### DATA PROVIDED
****************

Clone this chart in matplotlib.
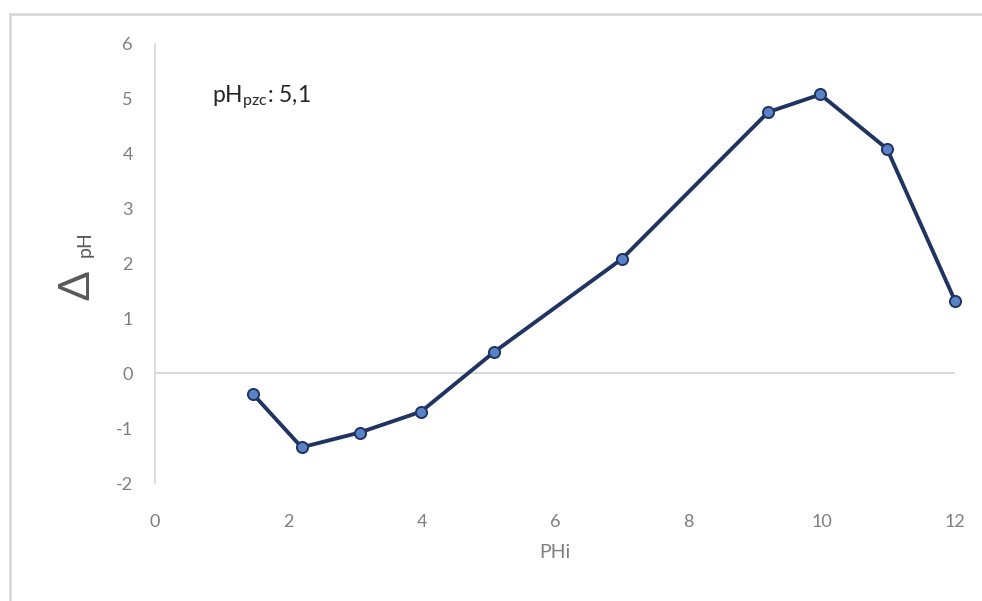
import matplotlib
matplotlib.use("Agg")
import matplotlib.pyplot as plt
from matplotlib.patches import Rectangle

# Initial pH versus pH shift (salt addition method)
ph_initial = [1.47, 2.2, 3.07, 3.99, 5.09, 7.0, 9.2, 9.98, 10.98, 12.0]
delta_ph = [-0.38, -1.35, -1.08, -0.70, 0.39, 2.08, 4.76, 5.08, 4.09, 1.32]
x_ticks = [0, 2, 4, 6, 8, 10, 12]
y_ticks = [-2, -1, 0, 1, 2, 3, 4, 5, 6]

plt.rcParams['font.family'] = ['Lato', 'DejaVu Sans']
plt.rcParams['mathtext.fontset'] = 'custom'
plt.rcParams['mathtext.rm'] = 'Lato'
plt.rcParams['axes.unicode_minus'] = False

W, H = 982, 601
fig = plt.figure(figsize=(W / 100, H / 100), dpi=100)
fig.patch.set_facecolor('white')

# light chart-area frame
fig.patches.append(Rectangle((10 / W, -0.2), 1.2, 1.2 - 14 / H,
                             transform=fig.transFigure, fill=False,
                             edgecolor='#d9d9d9', linewidth=2.0))

ax = fig.add_axes([155 / W, 1 - 483 / H, 800 / W, 439 / H])
ax.set_xlim(0, 12)
ax.set_ylim(-2, 6)

for s in ['top', 'right', 'bottom']:
    ax.spines[s].set_visible(False)
ax.spines['left'].set_color('#d9d9d9')
ax.spines['left'].set_linewidth(1.3)
ax.axhline(0, color='#d9d9d9', linewidth=1.5, zorder=1)

ax.plot(ph_initial, delta_ph, color='#1f3460', linewidth=2.8,
        marker='o', markersize=8, markerfacecolor='#5b82c6',
        markeredgecolor='#1f3460', markeredgewidth=1.4, zorder=3,
        clip_on=False)

ax.set_xticks(x_ticks)
ax.set_yticks(y_ticks)
ax.tick_params(axis='both', length=0, labelsize=13, labelcolor='#7f7f7f')
ax.tick_params(axis='x', pad=22)
ax.tick_params(axis='y', pad=16)

ax.text(0.071, 0.877, 'pH$_{\\mathregular{pzc}}$: 5,1', transform=ax.transAxes,
        fontsize=16.5, color='#262626', ha='left', va='center')

fig.text(555 / W, 1 - 553 / H, 'PHi', fontsize=14, color='#7f7f7f',
         ha='center', va='center')

# y-axis title: large delta followed by smaller pH
fig.text(77 / W, 1 - 285 / H, 'Δ', fontsize=31, color='#595959',
         rotation=90, ha='center', va='center')
fig.text(85 / W, 1 - 244 / H, 'pH', fontsize=14, color='#595959',
         rotation=90, ha='center', va='center')

fig.savefig('out.png', dpi=100, facecolor='white')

****************

### WHAT IS BEING ASKED
Pictures are excluded; extract exactly the lines from the start of the data through the line that holds "clip_on=False)", both ends included.

### THE OUTPUT
Clone this chart in matplotlib.
import matplotlib
matplotlib.use("Agg")
import matplotlib.pyplot as plt
from matplotlib.patches import Rectangle

# Initial pH versus pH shift (salt addition method)
ph_initial = [1.47, 2.2, 3.07, 3.99, 5.09, 7.0, 9.2, 9.98, 10.98, 12.0]
delta_ph = [-0.38, -1.35, -1.08, -0.70, 0.39, 2.08, 4.76, 5.08, 4.09, 1.32]
x_ticks = [0, 2, 4, 6, 8, 10, 12]
y_ticks = [-2, -1, 0, 1, 2, 3, 4, 5, 6]

plt.rcParams['font.family'] = ['Lato', 'DejaVu Sans']
plt.rcParams['mathtext.fontset'] = 'custom'
plt.rcParams['mathtext.rm'] = 'Lato'
plt.rcParams['axes.unicode_minus'] = False

W, H = 982, 601
fig = plt.figure(figsize=(W / 100, H / 100), dpi=100)
fig.patch.set_facecolor('white')

# light chart-area frame
fig.patches.append(Rectangle((10 / W, -0.2), 1.2, 1.2 - 14 / H,
                             transform=fig.transFigure, fill=False,
                             edgecolor='#d9d9d9', linewidth=2.0))

ax = fig.add_axes([155 / W, 1 - 483 / H, 800 / W, 439 / H])
ax.set_xlim(0, 12)
ax.set_ylim(-2, 6)

for s in ['top', 'right', 'bottom']:
    ax.spines[s].set_visible(False)
ax.spines['left'].set_color('#d9d9d9')
ax.spines['left'].set_linewidth(1.3)
ax.axhline(0, color='#d9d9d9', linewidth=1.5, zorder=1)

ax.plot(ph_initial, delta_ph, color='#1f3460', linewidth=2.8,
        marker='o', markersize=8, markerfacecolor='#5b82c6',
        markeredgecolor='#1f3460', markeredgewidth=1.4, zorder=3,
        clip_on=False)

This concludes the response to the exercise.